Unfortunately for his craft, Owen did not have much of a Welsh native tradition to build on; there had been the moralistic romance "Y Bardd", "neu y Meudwy Cymreig" (The Poet or the Welsh Hermit) by William Ellis Jones (Cawrdaf) in 1830, but this can hardly be clled a novel, lacking the necessary plot and characterization though possessing some graphic descriptions of a storm at sea. There had also been a scattering of historical romances, some efforts at social criticism, especially that of the historian and publisher of the radical weekly "Yr Amserau" (The Times) William Rees (Hiraethog, 1802-83). It was Rees, in fact, who informed his readers of the evils of slavery through his adaptation of "Uncle Tom's Cabin" which he called "Aelwyd F'ewythyr Robert" (Uncle Robert's Hearth) in 1852.

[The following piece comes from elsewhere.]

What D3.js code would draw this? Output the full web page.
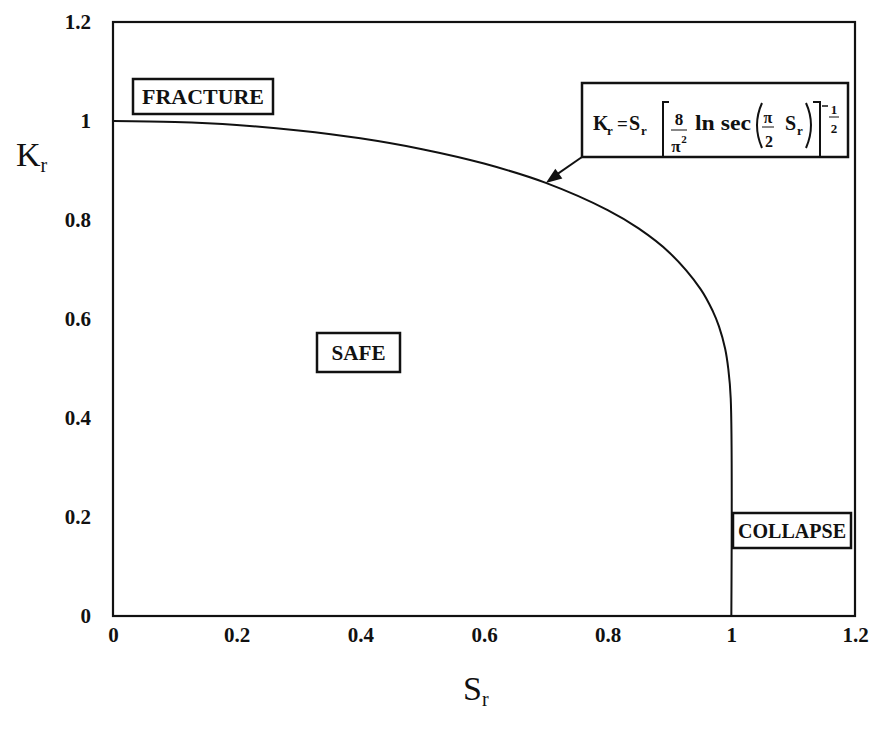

It was not much for a tailor's apprentice from Mold to go on, and despite his avid reading of the great English novelists, Owen's literary skills could not match those who inspired him. His great weakness was his lack of understanding of the way to construct a novel, and his unexplained mysteries and unexpected coincidences are grave faults in all his major works. Still, Professor Stephens thinks that despite his faults as a novelist, Owen had no equal in Welsh literature as an observer of society and character. It was in the next century, however, that the true Welsh novel, written in Welsh or in English, came into being. It is also in the next century that the literary renaissance of Wales began to include writers who used the English language, the school of the Anglo-Welsh.